If you have been fortunate enough to have been caught in one, or witnessed one, of Africa’s welcoming, frightening but always beautiful thunderstorms, it might help you understand how wild these storms are. You most probably will also get drenched and soaking wet.

Our rainy season at Singita in the Sabi Sand usually (but not always) starts in October through until mid-April. This gives us the opportunity to witness one of Africa’s most wonderful displays of power but also regeneration. The vegetation (or bush as we like to call it) transforms almost overnight from the barren, dusty winter landscape to a fresh vibrant green coat of new hope.
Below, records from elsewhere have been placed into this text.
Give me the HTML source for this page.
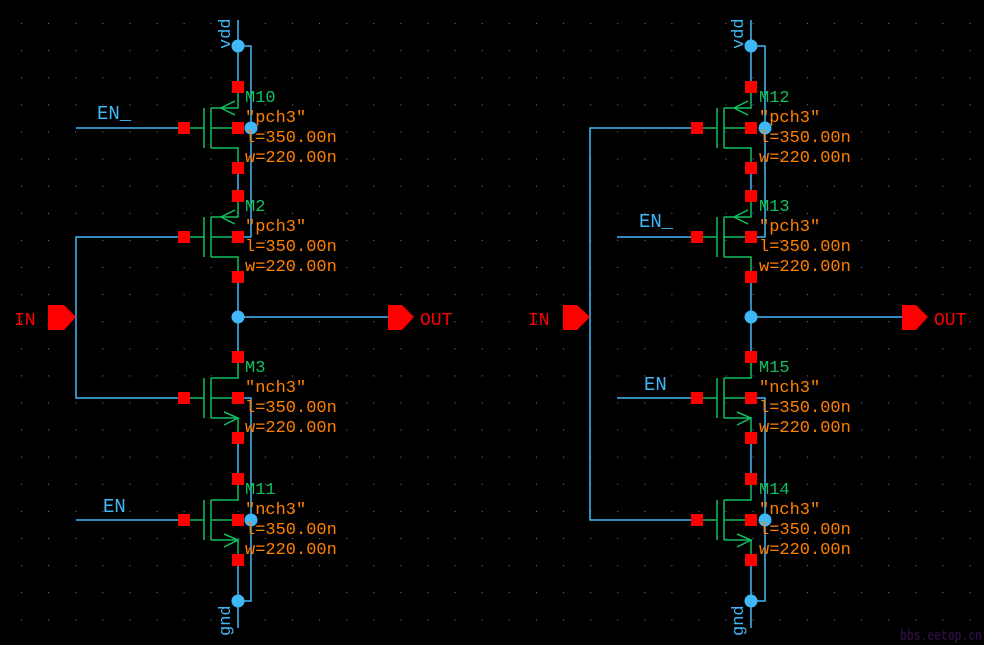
<!DOCTYPE html>
<html><head><meta charset="utf-8"><style>
html,body{margin:0;padding:0;background:#000;}
svg{display:block;}
text{font-family:"Liberation Mono",monospace;}
.g{fill:#10c060;font-size:17px;}
.o{fill:#ff8000;font-size:17px;}
.b{fill:#40b8f8;font-size:19px;}
.r{fill:#ff0000;font-size:19px;}
</style></head><body>
<svg width="984" height="645" viewBox="0 0 984 645" xmlns="http://www.w3.org/2000/svg">
<defs>
<pattern id="grid" x="21" y="-4" width="27.1" height="27.1" patternUnits="userSpaceOnUse">
<rect x="0" y="0" width="1" height="1" fill="#7080a8"/>
</pattern>
<g id="pm" fill="none" stroke="#10c060" stroke-width="1.5">
<line x1="-48" y1="41" x2="-34" y2="41"/>
<line x1="-34" y1="21" x2="-34" y2="61"/>
<line x1="-27" y1="21" x2="-27" y2="61"/>
<polyline points="-27,21 0,21 0,6"/>
<line x1="-27" y1="41" x2="-6" y2="41"/>
<polyline points="-27,61 0,61 0,75"/>
<polyline points="-3,14 -17,21 -3,28"/>
</g>
<g id="nm" fill="none" stroke="#10c060" stroke-width="1.5">
<line x1="-48" y1="41" x2="-34" y2="41"/>
<line x1="-34" y1="21" x2="-34" y2="61"/>
<line x1="-27" y1="21" x2="-27" y2="61"/>
<polyline points="-27,21 0,21 0,6"/>
<line x1="-27" y1="41" x2="-6" y2="41"/>
<polyline points="-27,61 0,61 0,75"/>
<polyline points="-14,55 0,61 -14,68"/>
</g>
<g id="sq">
<rect x="-6" y="-6" width="12" height="12" fill="#ff0000"/>
<rect x="-6" y="75" width="12" height="12" fill="#ff0000"/>
<rect x="-6" y="35" width="12" height="12" fill="#ff0000"/>
<rect x="-60" y="35" width="12" height="12" fill="#ff0000"/>
</g>
</defs>
<rect width="984" height="645" fill="url(#grid)"/>

<!-- ===== LEFT ===== -->
<g stroke="#40b8f8" stroke-width="1.5" fill="none">
<line x1="238" y1="20" x2="238" y2="87"/>
<line x1="238" y1="168" x2="238" y2="196"/>
<line x1="238" y1="277" x2="238" y2="357"/>
<line x1="238" y1="438" x2="238" y2="479"/>
<line x1="238" y1="560" x2="238" y2="628"/>
<polyline points="238,46 251,46 251,237 238,237"/>
<polyline points="238,398 251,398 251,601 238,601"/>
<line x1="238" y1="317" x2="388" y2="317"/>
<line x1="76" y1="128" x2="178" y2="128"/>
<line x1="76" y1="520" x2="178" y2="520"/>
<polyline points="178,237 76,237 76,398 178,398"/>
</g>
<use href="#pm" x="238" y="87"/><use href="#sq" x="238" y="87"/>
<use href="#pm" x="238" y="196"/><use href="#sq" x="238" y="196"/>
<use href="#nm" x="238" y="357"/><use href="#sq" x="238" y="357"/>
<use href="#nm" x="238" y="479"/><use href="#sq" x="238" y="479"/>
<g fill="#40b8f8">
<circle cx="238" cy="46" r="6.5"/><circle cx="238" cy="317" r="6.5"/><circle cx="238" cy="601" r="6.5"/>
<circle cx="251" cy="128" r="6.5"/><circle cx="251" cy="520" r="6.5"/>
</g>
<polygon points="48,305 64,305 76,317 64,330 48,330" fill="#ff0000"/>
<polygon points="388,305 402,305 414,317 402,330 388,330" fill="#ff0000"/>
<text class="r" x="14" y="325" style="font-size:18px">IN</text>
<text class="r" x="420" y="325" style="font-size:18px">OUT</text>
<text class="b" x="97" y="119">EN_</text>
<text class="b" x="103" y="512">EN</text>
<text class="b" transform="translate(230,49) rotate(-90)" style="font-size:17px">vdd</text>
<text class="b" transform="translate(230,636) rotate(-90)" style="font-size:17px">gnd</text>
<text class="g" x="245" y="102">M10</text><text class="o" x="245" y="122">"pch3"</text><text class="o" x="245" y="142">l=350.00n</text><text class="o" x="245" y="162">w=220.00n</text>
<text class="g" x="245" y="211">M2</text><text class="o" x="245" y="231">"pch3"</text><text class="o" x="245" y="251">l=350.00n</text><text class="o" x="245" y="271">w=220.00n</text>
<text class="g" x="245" y="372">M3</text><text class="o" x="245" y="392">"nch3"</text><text class="o" x="245" y="412">l=350.00n</text><text class="o" x="245" y="432">w=220.00n</text>
<text class="g" x="245" y="494">M11</text><text class="o" x="245" y="514">"nch3"</text><text class="o" x="245" y="534">l=350.00n</text><text class="o" x="245" y="554">w=220.00n</text>

<!-- ===== RIGHT ===== -->
<g stroke="#40b8f8" stroke-width="1.5" fill="none">
<line x1="751" y1="20" x2="751" y2="87"/>
<line x1="751" y1="168" x2="751" y2="196"/>
<line x1="751" y1="277" x2="751" y2="357"/>
<line x1="751" y1="438" x2="751" y2="479"/>
<line x1="751" y1="560" x2="751" y2="628"/>
<polyline points="751,46 765,46 765,237 751,237"/>
<polyline points="751,398 765,398 765,601 751,601"/>
<line x1="751" y1="317" x2="902" y2="317"/>
<line x1="617" y1="237" x2="691" y2="237"/>
<line x1="617" y1="398" x2="691" y2="398"/>
<polyline points="691,128 590,128 590,520 691,520"/>
</g>
<use href="#pm" x="751" y="87"/><use href="#sq" x="751" y="87"/>
<use href="#pm" x="751" y="196"/><use href="#sq" x="751" y="196"/>
<use href="#nm" x="751" y="357"/><use href="#sq" x="751" y="357"/>
<use href="#nm" x="751" y="479"/><use href="#sq" x="751" y="479"/>
<g fill="#40b8f8">
<circle cx="751" cy="46" r="6.5"/><circle cx="751" cy="317" r="6.5"/><circle cx="751" cy="601" r="6.5"/>
<circle cx="765" cy="128" r="6.5"/><circle cx="765" cy="520" r="6.5"/>
</g>
<polygon points="563,305 577,305 590,317 577,330 563,330" fill="#ff0000"/>
<polygon points="902,305 916,305 928,317 916,330 902,330" fill="#ff0000"/>
<text class="r" x="528" y="325" style="font-size:18px">IN</text>
<text class="r" x="934" y="325" style="font-size:18px">OUT</text>
<text class="b" x="639" y="227">EN_</text>
<text class="b" x="644" y="390">EN</text>
<text class="b" transform="translate(743,49) rotate(-90)" style="font-size:17px">vdd</text>
<text class="b" transform="translate(743,636) rotate(-90)" style="font-size:17px">gnd</text>
<text class="g" x="759" y="102">M12</text><text class="o" x="759" y="122">"pch3"</text><text class="o" x="759" y="142">l=350.00n</text><text class="o" x="759" y="162">w=220.00n</text>
<text class="g" x="759" y="211">M13</text><text class="o" x="759" y="231">"pch3"</text><text class="o" x="759" y="251">l=350.00n</text><text class="o" x="759" y="271">w=220.00n</text>
<text class="g" x="759" y="372">M15</text><text class="o" x="759" y="392">"nch3"</text><text class="o" x="759" y="412">l=350.00n</text><text class="o" x="759" y="432">w=220.00n</text>
<text class="g" x="759" y="494">M14</text><text class="o" x="759" y="514">"nch3"</text><text class="o" x="759" y="534">l=350.00n</text><text class="o" x="759" y="554">w=220.00n</text>

<text x="900" y="640" textLength="82" lengthAdjust="spacingAndGlyphs" style="font-size:15px;fill:#2a0f3a;font-weight:bold">bbs.eetop.cn</text>
</svg>
</body></html>
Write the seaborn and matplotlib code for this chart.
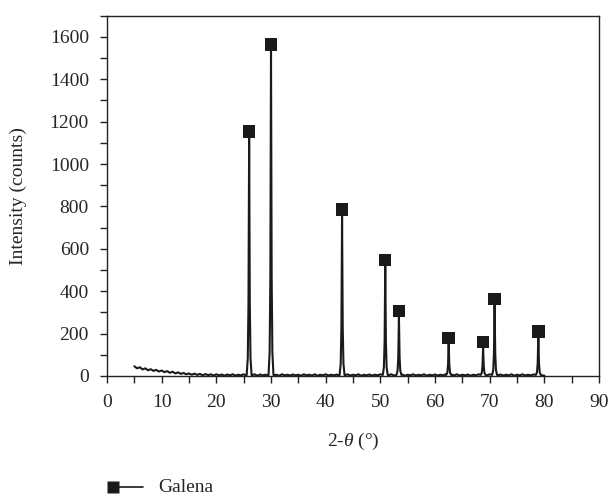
import seaborn as sns
import pandas as pd
import numpy as np
import matplotlib.pyplot as plt
from matplotlib.lines import Line2D
from matplotlib.ticker import MultipleLocator

# background of the scan, read every 0.5 deg from 5 to 80
base_start = 5.0
base_step = 0.5
base_counts = [46, 36, 41, 31, 36, 27, 32, 24, 29, 21,
               26, 18, 23, 15, 20, 12, 17, 10, 14, 8,
               12, 6, 11, 5, 10, 3, 9, 4, 8, 2,
               8, 3, 7, 1, 7, 3, 8, 2, 6, 3,
               8, 2, 6, 3, 8, 1, 7, 3, 6, 2,
               8, 3, 6, 1, 8, 3, 6, 2, 7, 3,
               6, 1, 8, 3, 6, 2, 8, 1, 6, 3,
               8, 2, 6, 3, 7, 1, 6, 3, 8, 2,
               6, 3, 8, 1, 6, 3, 7, 2, 6, 3,
               8, 1, 6, 3, 8, 2, 6, 3, 7, 1,
               6, 3, 8, 2, 6, 3, 8, 1, 6, 3,
               7, 2, 6, 3, 8, 1, 6, 3, 8, 2,
               6, 3, 7, 1, 6, 3, 8, 2, 6, 3,
               8, 1, 6, 3, 7, 2, 6, 3, 8, 1,
               6, 3, 8, 2, 6, 3, 7, 1, 6, 3, 2]

# galena reflections: position, peak top, marker height
peak_pos = [26.0, 30.0, 43.0, 50.9, 53.4, 62.5, 68.8, 70.9, 78.9]
peak_top = [1125, 1537, 758, 518, 278, 152, 132, 334, 182]
marker_y = [1153, 1565, 786, 546, 306, 180, 160, 362, 210]

# peak shape (offset in deg, fraction of peak top)
shape_dx = [-0.45, -0.25, -0.12, 0.0, 0.12, 0.25, 0.45]
shape_frac = [0.0, 0.07, 0.3, 1.0, 0.3, 0.07, 0.0]

xs, ys = [], []
for i, c in enumerate(base_counts):
    x = base_start + i * base_step
    if all(abs(x - p) > 0.45 for p in peak_pos):
        xs.append(x)
        ys.append(c)
for p, h in zip(peak_pos, peak_top):
    for dx, f in zip(shape_dx, shape_frac):
        xs.append(p + dx)
        ys.append(5 + f * h)
scan = pd.DataFrame({'two_theta': xs, 'counts': ys}).sort_values('two_theta')
marks = pd.DataFrame({'two_theta': peak_pos, 'counts': marker_y})

sns.set_style('ticks')
plt.rcParams['font.family'] = ['Liberation Serif', 'DejaVu Serif']
plt.rcParams['mathtext.fontset'] = 'custom'
plt.rcParams['mathtext.rm'] = 'Liberation Serif'
plt.rcParams['mathtext.it'] = 'Liberation Serif:italic'
plt.rcParams['font.size'] = 14

fig = plt.figure(figsize=(6.09, 4.94), dpi=100)
ax = fig.add_axes([0.1757, 0.2389, 0.8079, 0.7293])

sns.lineplot(data=scan, x='two_theta', y='counts', color='#1a1a1a', lw=1.5,
             estimator=None, sort=True, ax=ax)
sns.scatterplot(data=marks, x='two_theta', y='counts', marker='s', s=80,
                color='#1a1a1a', edgecolor='none', ax=ax, zorder=3)

ax.set_xlim(0, 90)
ax.set_ylim(0, 1700)
ax.xaxis.set_major_locator(MultipleLocator(10))
ax.xaxis.set_minor_locator(MultipleLocator(5))
ax.yaxis.set_major_locator(MultipleLocator(200))
ax.yaxis.set_minor_locator(MultipleLocator(100))
ax.set_yticks(np.arange(0, 1601, 200))
ax.tick_params(which='both', direction='out', length=5, width=1, color='#222222',
               top=False, right=False, labelsize=14, pad=8)
for s in ax.spines.values():
    s.set_linewidth(1)
    s.set_color('#222222')
ax.set_xlabel(r'2-$\theta$ (°)', fontsize=14, labelpad=14)
ax.set_ylabel('Intensity (counts)', fontsize=14, labelpad=16)

# legend drawn under the plot
yl = 1 - 487 / 494
fig.add_artist(Line2D([119 / 609, 143 / 609], [yl, yl], color='#1a1a1a', lw=1.2,
                      transform=fig.transFigure))
fig.add_artist(Line2D([113 / 609], [yl], marker='s', ms=8.5, color='#1a1a1a',
                      mec='none', transform=fig.transFigure))
fig.text(158 / 609, yl, 'Galena', fontsize=14, va='center', ha='left')

plt.savefig('out.png', dpi=100)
One of the first things you will notice is the smell of the earth after a rain shower. There is a term and scientific explanation for this. The smell is called ‘petrichor’. The name is derived from the Greek words ‘petra’ meaning rock, and ‘ichor’ from Greek mythology meaning ‘the fluid that flows like blood in the veins of the gods’. It is created by the oils exuded or released by certain plants during the dry season in soils and rocks. During rain these oils are released with another compound, geosmin, which is a by-product of certain bacteria that help decompose the organic matter of dead organisms to help the absorption of the nutrients into new plant cells. This combination when released into the air creates this very distinct earthy smell we get to enjoy after a rain or thunderstorm. That’s a lot of science for something so simply enjoyable.

Stop and smell the rain the next time you’re caught in a storm!

There is and African proverb that says, “The rain wets the leopards spots, but it doesn’t wash them off.”